The prospect of British universities spending more than 20 percent of their revenues on marketing as some U.S. for-profit colleges do, while competing for students in a more marketized system, was debated at a session in London organized by Times Higher Education and the Parthenon Group, which advises universities on private investment.

Asked whether this level of expenditure on marketing would be good for the academy, Matt Robb, senior principal at Parthenon, said: "It depends whether you take a system perspective or an institutional perspective."

He acknowledged that "if you take a system perspective, you might say that's too much money being spent on marketing."

But from the point of view of individual institutions, he argued, "if they cut their marketing spend the number of people they attract falls."

A report released in July by the U.S. Senate Committee on Health, Education, Labor and Pensions chaired by Senator Tom Harkin of Iowa, found that for-profits in the country spent an average of 22.7 percent of their revenue on marketing and recruitment, 5 percentage points more than their investment in teaching.

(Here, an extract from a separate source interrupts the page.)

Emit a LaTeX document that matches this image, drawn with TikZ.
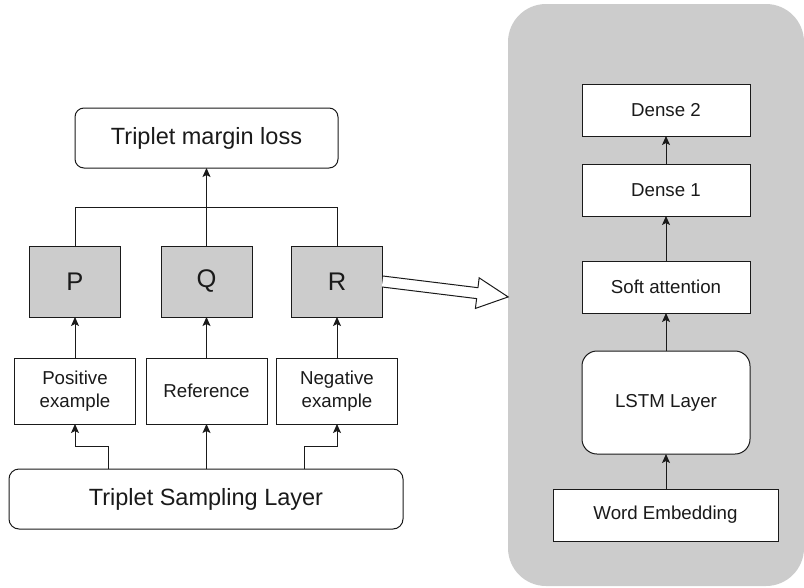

Tim McIntyre-Bhatty, deputy vice-chancellor of Bournemouth University, said that UK universities would rapidly move toward an equivalent figure. "The question is how quickly and the answer is 12 months," he said.

Robb said that tuition fees had escalated and the same thing would happen to marketing budgets.  "There's no doubt that universities will spend more on marketing in the next 5 to 10 years than they have done to date," he added.

He stressed that marketing did not just mean advertising. For example, much of the expenditure in the U.S. goes on employing recruiters who advise prospective students online, he said.

David Farrow, director of marketing strategy and communications at Aston University, said he thought the average marketing budget for British universities was currently around 4-5 percent of revenue, but "over the past year it has grown dramatically, as you'd expect."

He said that traditional university advertising spots had become "cluttered." "We can all spend more but it doesn't necessarily mean we are more successful," he said.

Universities will also have to amass bigger budget surpluses if they want to continue to invest in buildings, given cuts in capital funding, said Rama Thirunamachandran, deputy vice chancellor of Keele University and former director for research, innovation and skills at the Higher Education Funding Council for England.

The assumption that universities should run a surplus of around 3 percent was "out of date," he argued, adding that the "minimum" was now 5 percent. "We think we need to invest more than ever," he said.

Responding to the suggestion that higher tuition fees would be diverted into building up surpluses and marketing, Mark Overton, deputy vice chancellor for external affairs at the University of Exeter, said that this was "a consequence of the regime that introduced student fees."

"It's not our fault that we are behaving as sensible economic actors," he added.